━━ Provided material
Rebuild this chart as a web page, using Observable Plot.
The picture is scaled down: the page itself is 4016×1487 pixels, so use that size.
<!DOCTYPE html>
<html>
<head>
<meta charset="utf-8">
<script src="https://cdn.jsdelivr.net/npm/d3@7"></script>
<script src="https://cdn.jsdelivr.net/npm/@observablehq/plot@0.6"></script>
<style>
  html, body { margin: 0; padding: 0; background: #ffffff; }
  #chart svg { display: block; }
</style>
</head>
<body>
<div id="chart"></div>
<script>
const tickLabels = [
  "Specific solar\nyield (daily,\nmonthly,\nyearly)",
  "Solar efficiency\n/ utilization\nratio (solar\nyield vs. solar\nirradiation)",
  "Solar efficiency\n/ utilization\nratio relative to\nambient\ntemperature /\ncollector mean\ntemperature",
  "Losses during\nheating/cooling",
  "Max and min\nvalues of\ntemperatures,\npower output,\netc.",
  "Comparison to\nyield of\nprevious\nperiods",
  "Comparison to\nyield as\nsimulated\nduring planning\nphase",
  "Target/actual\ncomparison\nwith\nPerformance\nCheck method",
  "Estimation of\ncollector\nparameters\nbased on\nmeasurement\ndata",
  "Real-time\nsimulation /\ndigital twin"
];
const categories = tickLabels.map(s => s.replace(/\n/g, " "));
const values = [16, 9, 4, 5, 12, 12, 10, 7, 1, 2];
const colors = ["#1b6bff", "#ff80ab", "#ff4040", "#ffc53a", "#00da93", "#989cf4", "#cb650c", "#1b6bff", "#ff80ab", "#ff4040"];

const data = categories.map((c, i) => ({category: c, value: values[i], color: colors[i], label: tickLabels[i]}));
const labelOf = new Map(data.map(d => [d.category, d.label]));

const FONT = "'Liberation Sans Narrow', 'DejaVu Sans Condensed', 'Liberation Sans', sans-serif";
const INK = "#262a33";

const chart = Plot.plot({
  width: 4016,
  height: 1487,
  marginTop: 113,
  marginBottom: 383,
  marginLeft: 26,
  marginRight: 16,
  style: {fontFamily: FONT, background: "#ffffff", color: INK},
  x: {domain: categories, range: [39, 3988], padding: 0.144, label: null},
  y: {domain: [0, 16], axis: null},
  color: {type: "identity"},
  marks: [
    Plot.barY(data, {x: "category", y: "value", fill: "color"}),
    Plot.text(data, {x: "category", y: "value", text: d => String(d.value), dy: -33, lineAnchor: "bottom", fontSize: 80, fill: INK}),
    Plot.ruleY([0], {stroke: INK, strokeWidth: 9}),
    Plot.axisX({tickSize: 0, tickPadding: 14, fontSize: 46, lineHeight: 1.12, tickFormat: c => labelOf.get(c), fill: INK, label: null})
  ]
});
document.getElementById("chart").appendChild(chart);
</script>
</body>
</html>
━━━━
Exercise directions: Transcribe every line of the data, exactly as it stands.

Expected output:
Rebuild this chart as a web page, using Observable Plot.
The picture is scaled down: the page itself is 4016×1487 pixels, so use that size.
<!DOCTYPE html>
<html>
<head>
<meta charset="utf-8">
<script src="https://cdn.jsdelivr.net/npm/d3@7"></script>
<script src="https://cdn.jsdelivr.net/npm/@observablehq/plot@0.6"></script>
<style>
  html, body { margin: 0; padding: 0; background: #ffffff; }
  #chart svg { display: block; }
</style>
</head>
<body>
<div id="chart"></div>
<script>
const tickLabels = [
  "Specific solar\nyield (daily,\nmonthly,\nyearly)",
  "Solar efficiency\n/ utilization\nratio (solar\nyield vs. solar\nirradiation)",
  "Solar efficiency\n/ utilization\nratio relative to\nambient\ntemperature /\ncollector mean\ntemperature",
  "Losses during\nheating/cooling",
  "Max and min\nvalues of\ntemperatures,\npower output,\netc.",
  "Comparison to\nyield of\nprevious\nperiods",
  "Comparison to\nyield as\nsimulated\nduring planning\nphase",
  "Target/actual\ncomparison\nwith\nPerformance\nCheck method",
  "Estimation of\ncollector\nparameters\nbased on\nmeasurement\ndata",
  "Real-time\nsimulation /\ndigital twin"
];
const categories = tickLabels.map(s => s.replace(/\n/g, " "));
const values = [16, 9, 4, 5, 12, 12, 10, 7, 1, 2];
const colors = ["#1b6bff", "#ff80ab", "#ff4040", "#ffc53a", "#00da93", "#989cf4", "#cb650c", "#1b6bff", "#ff80ab", "#ff4040"];

const data = categories.map((c, i) => ({category: c, value: values[i], color: colors[i], label: tickLabels[i]}));
const labelOf = new Map(data.map(d => [d.category, d.label]));

const FONT = "'Liberation Sans Narrow', 'DejaVu Sans Condensed', 'Liberation Sans', sans-serif";
const INK = "#262a33";

const chart = Plot.plot({
  width: 4016,
  height: 1487,
  marginTop: 113,
  marginBottom: 383,
  marginLeft: 26,
  marginRight: 16,
  style: {fontFamily: FONT, background: "#ffffff", color: INK},
  x: {domain: categories, range: [39, 3988], padding: 0.144, label: null},
  y: {domain: [0, 16], axis: null},
  color: {type: "identity"},
  marks: [
    Plot.barY(data, {x: "category", y: "value", fill: "color"}),
    Plot.text(data, {x: "category", y: "value", text: d => String(d.value), dy: -33, lineAnchor: "bottom", fontSize: 80, fill: INK}),
    Plot.ruleY([0], {stroke: INK, strokeWidth: 9}),
    Plot.axisX({tickSize: 0, tickPadding: 14, fontSize: 46, lineHeight: 1.12, tickFormat: c => labelOf.get(c), fill: INK, label: null})
  ]
});
document.getElementById("chart").appendChild(chart);
</script>
</body>
</html>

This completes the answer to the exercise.